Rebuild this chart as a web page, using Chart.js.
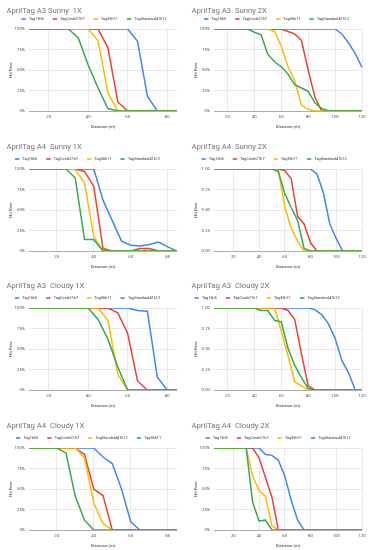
<!DOCTYPE html>
<html>
<head>
<meta charset="utf-8">
<script src="https://cdn.jsdelivr.net/npm/chart.js@4/dist/chart.umd.min.js"></script>
<style>
  body { margin: 0; background: #fff; overflow: hidden; }
  #page { position: relative; width: 371px; height: 550px; overflow: hidden; }
  #page canvas { position: absolute; }
</style>
</head>
<body>
<div id="page"></div>
<script>
// series names, in legend order
const tagNames = ['Tag16h5', 'TagCircle21h7', 'Tag36h11', 'TagStandard41h12'];
const tagNamesA4Cloudy1X = ['Tag16h5', 'TagCircle21h7', 'TagStandard41h12', 'Tag36h11'];

// tick labels
const xTicks1X = [20, 40, 60, 80];
const xTicks2X = [20, 40, 60, 80, 100, 120];
const yTicksPercent = ['0%', '25%', '50%', '75%', '100%'];
const yTicksDecimal = ['0.00', '0.25', '0.50', '0.75', '1.00'];

// distances (m)
const dist10to85 = [10, 15, 20, 25, 30, 35, 40, 45, 50, 55, 60, 65, 70, 75, 80, 85];
const dist10to120 = [10, 15, 20, 25, 30, 35, 40, 45, 50, 55, 60, 65, 70, 75, 80, 85, 90, 95, 100, 105, 110, 115, 120];
const dist5to85 = [5, 10, 15, 20, 25, 30, 35, 40, 45, 50, 55, 60, 65, 70, 75, 80, 85];
const dist5to120 = [5, 10, 15, 20, 25, 30, 35, 40, 45, 50, 55, 60, 65, 70, 75, 80, 85, 90, 95, 100, 105, 110, 115, 120];

// AprilTag A3 Sunny 1X
const a3Sunny1X16h5 = [1, 1, 1, 1, 1, 1, 1, 1, 1, 1, 1, 0.85, 0.18, 0, 0, 0];
const a3Sunny1XCircle = [1, 1, 1, 1, 1, 1, 1, 1, 0.77, 0.11, 0, 0, 0, 0, 0, 0];
const a3Sunny1X36h11 = [1, 1, 1, 1, 1, 1, 1, 0.86, 0.22, 0, 0, 0, 0, 0, 0, 0];
const a3Sunny1XStd = [1, 1, 1, 1, 1, 0.89, 0.56, 0.28, 0.03, 0, 0, 0, 0, 0, 0, 0];

// AprilTag A3 Sunny 2X
const a3Sunny2X16h5 = [1, 1, 1, 1, 1, 1, 1, 1, 1, 1, 1, 1, 1, 1, 1, 1, 1, 1, 1, 0.94, 0.83, 0.70, 0.53];
const a3Sunny2XCircle = [1, 1, 1, 1, 1, 1, 1, 1, 1, 1, 1, 0.97, 0.94, 0.86, 0.50, 0.17, 0, 0, 0, 0, 0, 0, 0];
const a3Sunny2X36h11 = [1, 1, 1, 1, 1, 1, 1, 1, 1, 0.97, 0.79, 0.54, 0.37, 0.07, 0.02, 0, 0, 0, 0, 0, 0, 0, 0];
const a3Sunny2XStd = [1, 1, 1, 1, 1, 1, 0.96, 0.93, 0.69, 0.60, 0.54, 0.45, 0.32, 0.28, 0.24, 0.10, 0.03, 0, 0, 0, 0, 0, 0];

// AprilTag A4 Sunny 1X
const a4Sunny1X16h5 = [1, 1, 1, 1, 1, 1, 1, 1, 0.62, 0.37, 0.12, 0.07, 0.06, 0.08, 0.11, 0.05, 0];
const a4Sunny1XCircle = [1, 1, 1, 1, 1, 1, 0.97, 0.79, 0.03, 0, 0, 0, 0.03, 0.03, 0, 0, 0];
const a4Sunny1X36h11 = [1, 1, 1, 1, 1, 0.99, 0.83, 0.18, 0, 0, 0, 0, 0, 0, 0, 0, 0];
const a4Sunny1XStd = [1, 1, 1, 1, 1, 0.89, 0.14, 0.14, 0, 0, 0, 0, 0, 0, 0, 0, 0];

// AprilTag A4 Sunny 2X
const a4Sunny2X16h5 = [1, 1, 1, 1, 1, 1, 1, 1, 1, 1, 1, 1, 1, 1, 1, 1, 0.94, 0.71, 0.33, 0.15, 0, 0, 0, 0];
const a4Sunny2XCircle = [1, 1, 1, 1, 1, 1, 1, 1, 1, 1, 1, 0.98, 0.88, 0.42, 0.33, 0.10, 0, 0, 0, 0, 0, 0, 0, 0];
const a4Sunny2X36h11 = [1, 1, 1, 1, 1, 1, 1, 1, 1, 1, 0.98, 0.54, 0.28, 0.12, 0, 0, 0, 0, 0, 0, 0, 0, 0, 0];
const a4Sunny2XStd = [1, 1, 1, 1, 1, 1, 1, 1, 1, 1, 0.97, 0.70, 0.53, 0.37, 0.03, 0, 0, 0, 0, 0, 0, 0, 0, 0];

// AprilTag A3 Cloudy 1X
const a3Cloudy1X16h5 = [1, 1, 1, 1, 1, 1, 1, 1, 1, 1, 1, 0.97, 0.96, 0.16, 0, 0];
const a3Cloudy1XCircle = [1, 1, 1, 1, 1, 1, 1, 1, 1, 0.94, 0.69, 0.11, 0, 0, 0, 0];
const a3Cloudy1X36h11 = [1, 1, 1, 1, 1, 1, 1, 1, 0.85, 0.19, 0, 0, 0, 0, 0, 0];
const a3Cloudy1XStd = [1, 1, 1, 1, 1, 1, 1, 0.86, 0.62, 0.28, 0, 0, 0, 0, 0, 0];

// AprilTag A3 Cloudy 2X
const a3Cloudy2X16h5 = [1, 1, 1, 1, 1, 1, 1, 1, 1, 1, 1, 1, 1, 1, 1, 0.98, 0.92, 0.81, 0.63, 0.36, 0.21, 0, 0];
const a3Cloudy2XCircle = [1, 1, 1, 1, 1, 1, 1, 1, 1, 1, 1, 0.97, 0.86, 0.44, 0.05, 0, 0, 0, 0, 0, 0, 0, 0];
const a3Cloudy2X36h11 = [1, 1, 1, 1, 1, 1, 1, 1, 1, 1, 0.72, 0.42, 0.10, 0.05, 0, 0, 0, 0, 0, 0, 0, 0, 0];
const a3Cloudy2XStd = [1, 1, 1, 1, 1, 1, 1, 0.97, 0.97, 0.85, 0.83, 0.51, 0.30, 0.15, 0.02, 0, 0, 0, 0, 0, 0, 0, 0];

// AprilTag A4 Cloudy 1X (legend order differs)
const a4Cloudy1X16h5 = [1, 1, 1, 1, 1, 1, 1, 1, 0.89, 0.81, 0.50, 0.10, 0, 0, 0, 0, 0];
const a4Cloudy1XCircle = [1, 1, 1, 1, 1, 1, 0.92, 0.50, 0.42, 0, 0, 0, 0, 0, 0, 0, 0];
const a4Cloudy1XStd = [1, 1, 1, 1, 1, 1, 0.88, 0.33, 0.08, 0, 0, 0, 0, 0, 0, 0, 0];
const a4Cloudy1X36h11 = [1, 1, 1, 1, 0.94, 0.41, 0.12, 0, 0, 0, 0, 0, 0, 0, 0, 0, 0];

// AprilTag A4 Cloudy 2X
const a4Cloudy2X16h5 = [1, 1, 1, 1, 1, 1, 1, 1, 0.92, 0.91, 0.85, 0.66, 0.36, 0.12, 0, 0, 0, 0, 0, 0, 0, 0, 0, 0];
const a4Cloudy2XCircle = [1, 1, 1, 1, 1, 1, 1, 0.88, 0.64, 0.40, 0, 0, 0, 0, 0, 0, 0, 0, 0, 0, 0, 0, 0, 0];
const a4Cloudy2X36h11 = [1, 1, 1, 1, 1, 1, 0.66, 0.48, 0.41, 0.05, 0, 0, 0, 0, 0, 0, 0, 0, 0, 0, 0, 0, 0, 0];
const a4Cloudy2XStd = [1, 1, 1, 1, 1, 1, 0.34, 0.11, 0.12, 0, 0, 0, 0, 0, 0, 0, 0, 0, 0, 0, 0, 0, 0, 0];

const lineColors = ['#4285F4', '#EA4335', '#FBBC04', '#34A853'];
const FONT = 'Roboto';

// title + legend, drawn like the sheets export
const headerPlugin = {
  id: 'header',
  afterDraw(chart, args, opts) {
    const ctx = chart.ctx;
    ctx.save();
    ctx.textBaseline = 'middle';
    ctx.font = '7.7px ' + FONT;
    ctx.fillStyle = '#757575';
    ctx.fillText(opts.title, 6.5, opts.titleY);
    ctx.font = '3.8px ' + FONT;
    let x = opts.legendX;
    chart.data.datasets.forEach(ds => {
      ctx.fillStyle = ds.borderColor;
      ctx.fillRect(x, opts.legendY - 0.8, 4.3, 1.6);
      ctx.fillStyle = '#333';
      ctx.fillText(ds.label, x + 7.5, opts.legendY);
      x += 7.5 + ctx.measureText(ds.label).width + 9;
    });
    ctx.restore();
  }
};

function makeChart(p) {
  const col = p.col, plotTop = [29, 169, 308, 448][p.row];
  const canvas = document.createElement('canvas');
  canvas.width = col ? 186 : 185;
  canvas.height = 137;
  canvas.style.left = (col ? 185 : 0) + 'px';
  canvas.style.top = (plotTop - 30) + 'px';
  document.getElementById('page').appendChild(canvas);

  const datasets = p.series.map((vals, i) => ({
    label: p.names[i],
    data: p.dist.map((d, j) => ({x: d, y: vals[j]})),
    borderColor: lineColors[i],
    backgroundColor: lineColors[i],
    borderWidth: 1.5,
    pointRadius: 0,
    tension: 0,
    order: 3 - i
  }));

  new Chart(canvas, {
    type: 'line',
    data: {datasets: datasets},
    plugins: [headerPlugin],
    options: {
      responsive: false,
      animation: false,
      layout: {padding: {top: 30, left: 0, right: col ? 9 : 8, bottom: 2}},
      plugins: {
        legend: {display: false},
        tooltip: {enabled: false},
        header: {
          title: p.title,
          titleY: p.row === 0 ? 12.5 : 8.5,
          legendY: 20,
          legendX: p.legendX
        }
      },
      scales: {
        x: {
          type: 'linear',
          min: p.dist[0],
          max: p.dist[p.dist.length - 1],
          afterBuildTicks: s => { s.ticks = p.xTicks.map(v => ({value: v})); },
          afterFit: s => { s.height = 23; },
          border: {display: false},
          grid: {color: '#e3e3e3', lineWidth: 0.8, drawTicks: false},
          ticks: {padding: 3, color: '#555', font: {family: FONT, size: 4.3}, maxRotation: 0},
          title: {display: true, text: 'Distance (m)', color: '#333', font: {family: FONT, size: 4.3}, padding: {top: 0, bottom: 4}}
        },
        y: {
          min: 0,
          max: 1,
          afterBuildTicks: s => { s.ticks = p.yTicks.map((t, i) => ({value: i * 0.25})); },
          afterFit: s => { s.width = 29; },
          border: {display: false},
          grid: {
            drawTicks: false,
            lineWidth: 0.8,
            color: c => (c.tick && c.tick.value === 0 ? '#999' : '#e3e3e3')
          },
          ticks: {
            padding: 4,
            color: '#555',
            font: {family: FONT, size: 4.3},
            callback: (v, i) => p.yTicks[i]
          },
          title: {display: true, text: 'Hit Rate', color: '#333', font: {family: FONT, size: 4.3}, padding: {top: 8, bottom: 0}}
        }
      }
    }
  });
}

makeChart({row: 0, col: 0, title: 'AprilTag A3 Sunny  1X', legendX: 21.5, dist: dist10to85, xTicks: xTicks1X, yTicks: yTicksPercent,
  names: tagNames, series: [a3Sunny1X16h5, a3Sunny1XCircle, a3Sunny1X36h11, a3Sunny1XStd]});
makeChart({row: 0, col: 1, title: 'AprilTag A3  Sunny 2X', legendX: 19, dist: dist10to120, xTicks: xTicks2X, yTicks: yTicksPercent,
  names: tagNames, series: [a3Sunny2X16h5, a3Sunny2XCircle, a3Sunny2X36h11, a3Sunny2XStd]});
makeChart({row: 1, col: 0, title: 'AprilTag A4  Sunny 1X', legendX: 15, dist: dist5to85, xTicks: xTicks1X, yTicks: yTicksPercent,
  names: tagNames, series: [a4Sunny1X16h5, a4Sunny1XCircle, a4Sunny1X36h11, a4Sunny1XStd]});
makeChart({row: 1, col: 1, title: 'AprilTag A4  Sunny 2X', legendX: 16.5, dist: dist5to120, xTicks: xTicks2X, yTicks: yTicksDecimal,
  names: tagNames, series: [a4Sunny2X16h5, a4Sunny2XCircle, a4Sunny2X36h11, a4Sunny2XStd]});
makeChart({row: 2, col: 0, title: 'AprilTag A3  Cloudy 1X', legendX: 15, dist: dist10to85, xTicks: xTicks1X, yTicks: yTicksPercent,
  names: tagNames, series: [a3Cloudy1X16h5, a3Cloudy1XCircle, a3Cloudy1X36h11, a3Cloudy1XStd]});
makeChart({row: 2, col: 1, title: 'AprilTag A3  Cloudy 2X', legendX: 9.5, dist: dist10to120, xTicks: xTicks2X, yTicks: yTicksDecimal,
  names: tagNames, series: [a3Cloudy2X16h5, a3Cloudy2XCircle, a3Cloudy2X36h11, a3Cloudy2XStd]});
makeChart({row: 3, col: 0, title: 'AprilTag A4  Cloudy 1X', legendX: 16, dist: dist5to85, xTicks: xTicks1X, yTicks: yTicksPercent,
  names: tagNamesA4Cloudy1X, series: [a4Cloudy1X16h5, a4Cloudy1XCircle, a4Cloudy1XStd, a4Cloudy1X36h11]});
makeChart({row: 3, col: 1, title: 'AprilTag A4  Cloudy 2X', legendX: 20.5, dist: dist5to120, xTicks: xTicks2X, yTicks: yTicksPercent,
  names: tagNames, series: [a4Cloudy2X16h5, a4Cloudy2XCircle, a4Cloudy2X36h11, a4Cloudy2XStd]});
</script>
</body>
</html>
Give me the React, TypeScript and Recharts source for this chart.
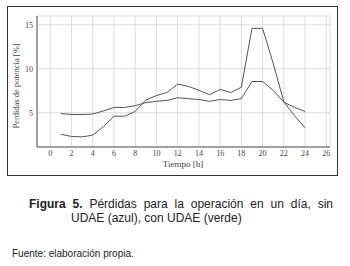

━━━━━━━━━━━━━━━━━━━━━━━━━━━━━━

Description of the task> Going through the entries above line by line, work out how many lines include the word "this". Only the number is required.

Exercise result> 2